The internet is an astounding box of tools, through which we connect, learn, inform ourselves and communicate even when we are miles apart. But it has a darker side – Avaaz has reported on the damage that platforms like Facebook, YouTube, Twitter and WhatsApp can cause to
In many ways, hate speech, disinformation and harmful content have become like the CO2, the pollution of our digital spaces.
But now, the EU is introducing the Digital Services Act (DSA), a law that can become something like the digital equivalent of the Paris Agreement for Climate Change, holding platforms to account for the toxicity in our information ecosystem and forcing them to reduce it.
How can the Digital Services Act make social media platforms better?
1) It will help make social media algorithms less toxic
Platforms will be held responsible for the damage they cause to our societies and can even be made to change how they work to prevent these harms, e.g. to minimise the spread of harmful content, such as disinformation or hate speech.
This is a revolution in the way Silicon Valley works. Social media, like Facebook or YouTube, are not just neutral platforms, they use algorithms to select content they think may interest us and keep us on their services. They mostly do this because the more time we spend there, the more ads we see, and the more money they make. The problem is that attention-grabbing content can be harmful. It often can contain disinformation, or hateful speech, or content that encourages eating disorders.
Under the DSA, big tech platforms will have to scrutinise their services to identify how harm can be caused. And the EU can make them fix it, whether that means redesigning the algorithm, improving content moderation quality or labelling known false information.
Protecting freedom of speech has been a key priority in developing the DSA, so the text has multiple checks and balances to prevent abuse, and also catch mistakes. One important example is ensuring a user can appeal if they think the platform has made the wrong decision, for example, for unfairly demoting or deleting their profile or post. And crucially, the platforms must explain their decisions (see point 2).

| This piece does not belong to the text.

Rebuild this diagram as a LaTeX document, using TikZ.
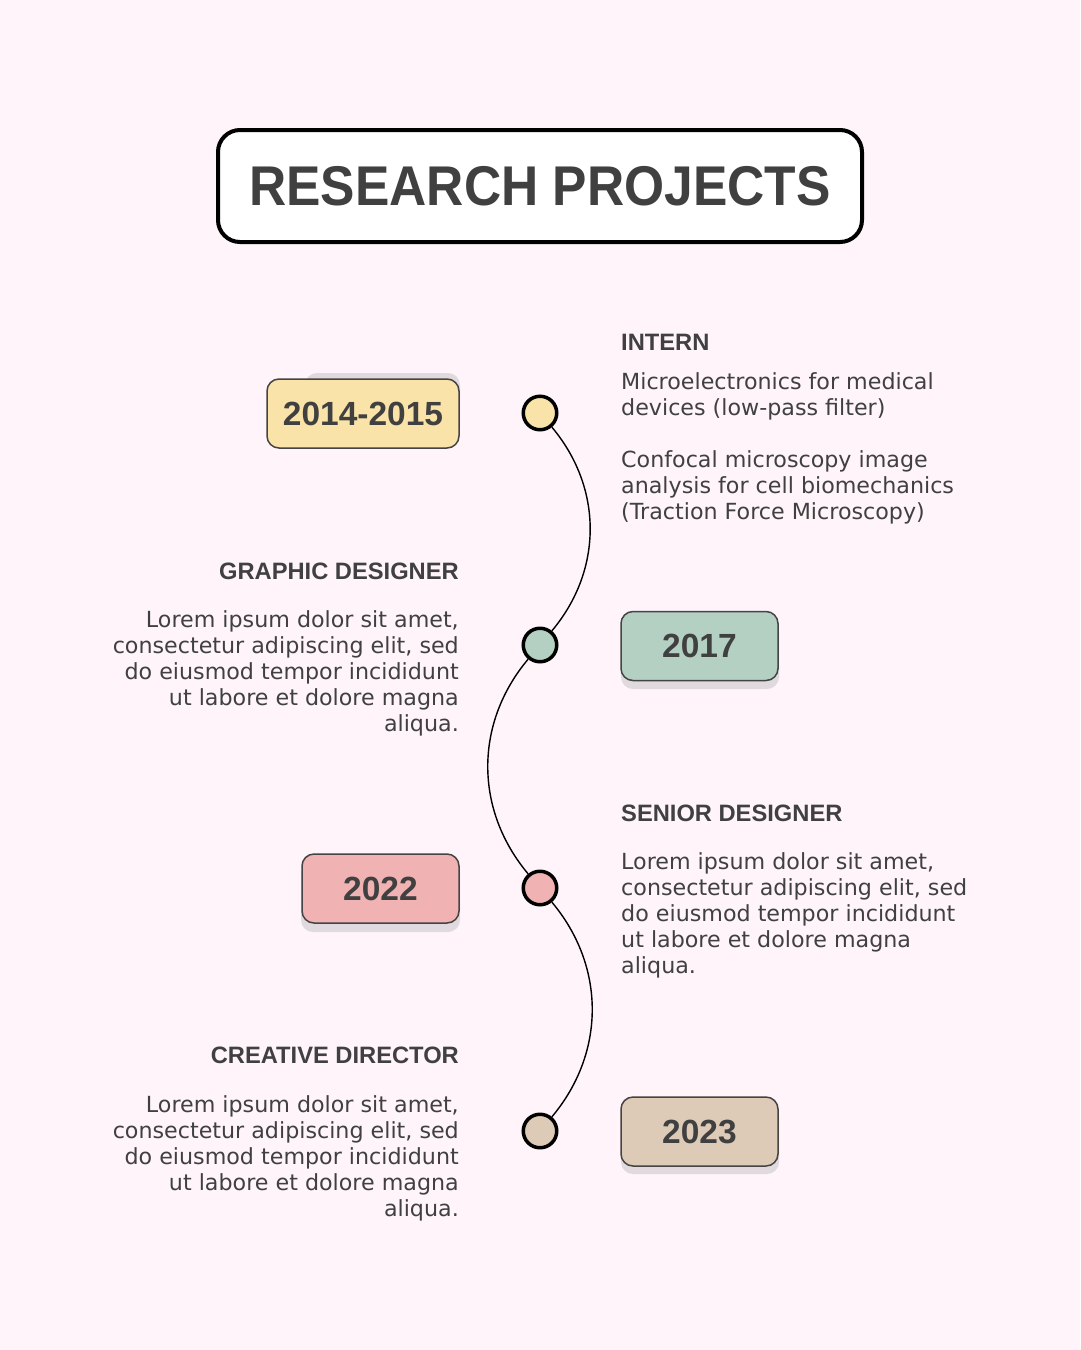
\documentclass[tikz,border=0pt]{standalone}
\usepackage{fontspec}
\setmainfont{DejaVu Sans}
\newfontfamily\headfont{Liberation Sans}
\definecolor{bg}{HTML}{FEF4F9}
\definecolor{ink}{HTML}{404040}
\definecolor{shade}{HTML}{E0DADE}
\definecolor{cYellow}{HTML}{F9E3A8}
\definecolor{cGreen}{HTML}{B3D0C3}
\definecolor{cPink}{HTML}{F0B2B2}
\definecolor{cSand}{HTML}{DDCBB8}
\definecolor{boxline}{HTML}{444444}
\newcommand\firstline{\rule{0pt}{20pt}}
\begin{document}
\begin{tikzpicture}[x=1pt,y=1pt,
  titlebox/.style={draw=black, line width=4pt, fill=white, rounded corners=22pt,
    minimum width=644pt, minimum height=112pt, inner sep=0pt, text=ink,
    font=\headfont\bfseries\fontsize{56}{60}\selectfont},
  datebox/.style={draw=boxline, line width=1.5pt, rounded corners=12pt,
    minimum height=69pt, inner sep=0pt, text=ink,
    font=\headfont\bfseries\fontsize{33.5}{36}\selectfont},
  shadowbox/.style={fill=shade, rounded corners=12pt},
  dot/.style={circle, draw=black, line width=3.5pt, minimum size=33.5pt, inner sep=0pt},
  link/.style={draw=black, line width=1.4pt},
  heading/.style={inner sep=0pt, text=ink, font=\headfont\bfseries\fontsize{23.7}{28}\selectfont},
  body/.style={inner sep=0pt, text=ink, font=\fontsize{22.2}{26}\selectfont}
]
% page
\fill[bg] (0,0) rectangle (1080,-1350);
\useasboundingbox (0,0) rectangle (1080,-1350);

% title
\node[titlebox] (title) at (540,-186) {\scalebox{0.92}[1]{RESEARCH PROJECTS}};

% shadows behind the year tags
\fill[shadowbox] (305,-373) rectangle (460,-440);
\fill[shadowbox] (621,-620) rectangle (779,-689);
\fill[shadowbox] (301,-862) rectangle (460,-932);
\fill[shadowbox] (621,-1105) rectangle (779,-1174);

% year tags
\node[datebox, fill=cYellow, minimum width=192pt] (y1) at (363,-413.5) {2014-2015};
\node[datebox, fill=cGreen, minimum width=157pt] (y2) at (699.5,-646) {2017};
\node[datebox, fill=cPink, minimum width=157pt] (y3) at (380.5,-888.5) {2022};
\node[datebox, fill=cSand, minimum width=157pt] (y4) at (699.5,-1131.5) {2023};

% timeline dots
\node[dot, fill=cYellow] (d1) at (540,-413) {};
\node[dot, fill=cGreen] (d2) at (540,-645) {};
\node[dot, fill=cPink] (d3) at (540,-888) {};
\node[dot, fill=cSand] (d4) at (540,-1131) {};

% wavy timeline
\draw[link] (d1) to[bend left=40] (d2);
\draw[link] (d2) to[bend right=40] (d3);
\draw[link] (d3) to[bend left=40] (d4);

% entries
\node[heading, anchor=base west] (h1) at (621,-350) {INTERN};
\node[body, anchor=north west, align=left] (b1) at (621,-369)
  {\firstline Microelectronics for medical\\devices (low-pass filter)\\[26pt]
   Confocal microscopy image\\analysis for cell biomechanics\\(Traction Force Microscopy)};

\node[heading, anchor=base east] (h2) at (459,-579) {GRAPHIC DESIGNER};
\node[body, anchor=north east, align=right] (b2) at (459,-607)
  {\firstline Lorem ipsum dolor sit amet,\\consectetur adipiscing elit, sed\\do eiusmod tempor incididunt\\ut labore et dolore magna\\aliqua.};

\node[heading, anchor=base west] (h3) at (621,-821) {SENIOR DESIGNER};
\node[body, anchor=north west, align=left] (b3) at (621,-849)
  {\firstline Lorem ipsum dolor sit amet,\\consectetur adipiscing elit, sed\\do eiusmod tempor incididunt\\ut labore et dolore magna\\aliqua.};

\node[heading, anchor=base east] (h4) at (459,-1063) {CREATIVE DIRECTOR};
\node[body, anchor=north east, align=right] (b4) at (459,-1092)
  {\firstline Lorem ipsum dolor sit amet,\\consectetur adipiscing elit, sed\\do eiusmod tempor incididunt\\ut labore et dolore magna\\aliqua.};
\end{tikzpicture}
\end{document}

2) It will force platforms to be MUCH more transparent
From explaining to users and regulators how their algorithms work, to publishing reports on the problems identified, and what they are doing to fix them, to allowing trustworthy researchers and organisations to study and analyse the way the platforms work and identify other possible harms. The DSA will kickstart a huge change in the culture of tech transparency required by tech platforms.
Until now, private companies have mainly decided the rules that govern our online public debate, including what is allowed and isn’t allowed. And they have been doing so without any meaningful transparency. For example, overnight they could decide to ban (or not to ban) politicians, presidents, or a specific post, without having to explain the reason why. This is a huge risk to freedom of expression, but the DSA can change that.

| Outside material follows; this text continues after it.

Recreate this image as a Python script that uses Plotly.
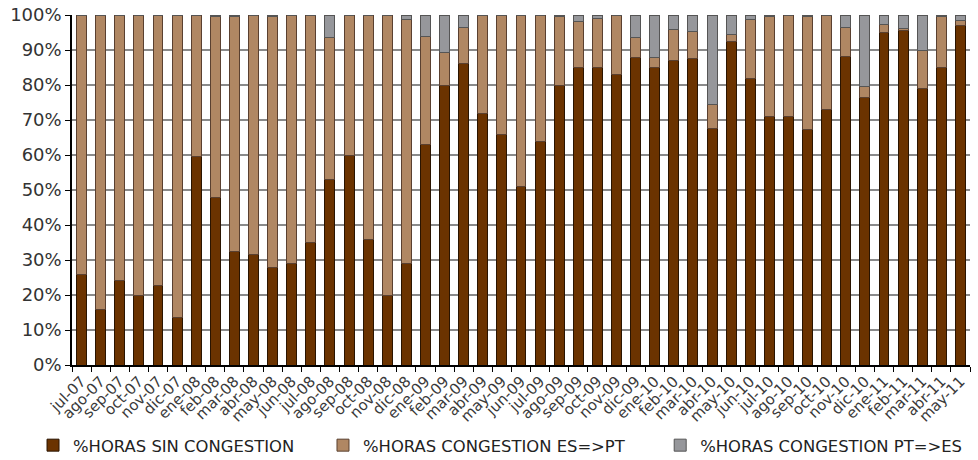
import plotly.graph_objects as go

months = ["jul-07", "ago-07", "sep-07", "oct-07", "nov-07", "dic-07",
          "ene-08", "feb-08", "mar-08", "abr-08", "may-08", "jun-08",
          "jul-08", "ago-08", "sep-08", "oct-08", "nov-08", "dic-08",
          "ene-09", "feb-09", "mar-09", "abr-09", "may-09", "jun-09",
          "jul-09", "ago-09", "sep-09", "oct-09", "nov-09", "dic-09",
          "ene-10", "feb-10", "mar-10", "abr-10", "may-10", "jun-10",
          "jul-10", "ago-10", "sep-10", "oct-10", "nov-10", "dic-10",
          "ene-11", "feb-11", "mar-11", "abr-11", "may-11"]

sin_congestion = [26, 16, 24.2, 20, 22.8, 13.5, 59.7, 48, 32.3, 31.7, 28, 29,
                  35, 53, 60, 35.9, 19.8, 28.9, 63, 79.9, 86.1, 72, 65.9, 50.9,
                  63.9, 79.9, 85, 85, 83, 87.9, 84.9, 86.9, 87.7, 67.5, 92.4, 81.8,
                  70.9, 71.1, 67.3, 72.9, 88.2, 76.5, 95.1, 95.6, 79, 84.9, 97.1]

congestion_es_pt = [74, 84, 75.8, 80, 77.1, 86.3, 40.3, 51.7, 67.4, 68.3, 71.7, 71,
                    65, 40.5, 40, 64.1, 80.2, 69.9, 31, 9.5, 10.4, 27.8, 34, 49,
                    36.1, 19.7, 13.2, 14, 17, 5.7, 2.9, 9.1, 7.5, 6.9, 2, 17,
                    28.8, 28.9, 32.3, 27.1, 8.3, 3, 2.1, 0.5, 10.9, 14.7, 1.3]

congestion_pt_es = [0, 0, 0, 0, 0.1, 0.2, 0, 0.3, 0.3, 0, 0.3, 0,
                    0, 6.5, 0, 0, 0, 1.2, 6, 10.6, 3.5, 0.2, 0.1, 0.1,
                    0, 0.4, 1.8, 1, 0, 6.4, 12.2, 4, 4.8, 25.6, 5.6, 1.2,
                    0.3, 0, 0.4, 0, 3.5, 20.5, 2.8, 3.9, 10.1, 0.4, 1.6]

series = [
    ("%HORAS SIN CONGESTION", sin_congestion, "#6B3300", "#2a1400", "legend", -0.0434),
    ("%HORAS CONGESTION ES=>PT", congestion_es_pt, "#B08763", "#5a4030", "legend2", 0.2795),
    ("%HORAS CONGESTION PT=>ES", congestion_pt_es, "#96979B", "#555555", "legend3", 0.655),
]

FONT = "DejaVu Sans, Verdana, sans-serif"

fig = go.Figure()
legends = {}
for name, vals, col, lcol, leg, lx in series:
    fig.add_trace(go.Bar(
        x=months, y=vals, name=name, legend=leg,
        marker=dict(color=col, line=dict(color=lcol, width=1)),
    ))
    legends[leg] = dict(orientation="h", x=lx, y=-0.23, xanchor="left", yanchor="middle",
                        font=dict(family=FONT, size=16.4, color="#222222"),
                        itemwidth=30, bgcolor="rgba(0,0,0,0)")

fig.update_layout(
    barmode="stack",
    bargap=0.48,
    width=978, height=460,
    margin=dict(l=72, r=8, t=15, b=95, autoexpand=False),
    paper_bgcolor="white", plot_bgcolor="white",
    font=dict(family=FONT, color="#333333"),
    showlegend=True,
    **legends,
)
fig.update_xaxes(
    type="category", tickangle=-45, tickfont=dict(family=FONT, size=15, color="#3a3a3a"),
    ticks="outside", tickson="boundaries", ticklen=5, tickcolor="#000000",
    showline=True, linecolor="#000000", linewidth=1.5, showgrid=False, automargin=False,
)
fig.update_yaxes(
    range=[0, 100], dtick=10, ticksuffix="%",
    tickfont=dict(family=FONT, size=18, color="#333333"),
    ticks="outside", ticklen=5, tickcolor="#000000",
    showline=True, linecolor="#000000", linewidth=1.5, automargin=False,
    showgrid=True, gridcolor="#8a8a8a", gridwidth=1.5, zeroline=False,
)

fig.write_html("out.html", config={"displayModeBar": False},
               post_script="document.body.style.margin='0';document.body.style.overflow='hidden';")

The DSA’s new rules will force big platforms to explain to the public why they recommend specific pieces of content, what measures and policies they're putting in place to fight the harms their platforms cause, and even what data they collect about us, and how they use it.
And for the first time, both academics and civil society will have a right to see internal data of these platforms - hundreds of expert eyes, scrutinising their actions, and uncovering what Big Tech is doing.
3) It will start protecting both our most sensitive data and children’s data
There will be new limits to the exploitation of our most private data, and we will have more information on why we see certain ads, and manipulative practices will be banned.
Your first click starts the cycle of data collected about you. Online services use this data to build a profile about you and what you like - so they can target you with advertising. The DSA should mean that platforms can no longer use our most personal data, such as our medical profiles or religious beliefs, for targeting. And it prohibits platforms from showing advertising to children based on data collected about them through their online behaviour.
The DSA also gives you the chance to identify where an ad comes from, how our data is monetised, and if the influencer you are watching has been paid to say what they’re saying.
Finally, the DSA will get under the hood of so-called “dark patterns”, or manipulative practices, for instance, a design feature that tricks us into giving consent to something without realising it. The DSA will not, for example, allow platforms to give visual prominence to its preferred consent options or make it more difficult to cancel a service than it was to sign up in the first place.
4) There are going to be real sanctions for Big Tech
The European Commission will monitor the biggest platforms to ensure they comply with the DSA. If these platforms fail to assess and control the harms they cause, they can be fined up to 6% of their global income. And in extreme cases, i.e. failing repeatedly, they could even be banned from operating in the EU!
Towards a Paris Agreement for the Internet?
Social media platforms will not change overnight. The DSA will take time to come into force and will require a profound cultural change in Silicon Valley. The 2015 Paris Agreement helped lead the way on tackling climate change. The DSA has the potential to be a similar groundbreaking agreement, a sort of Paris Agreement for the Internet, confronting another global issue which impacts all of us, and creating a global gold standard for a safer internet for all.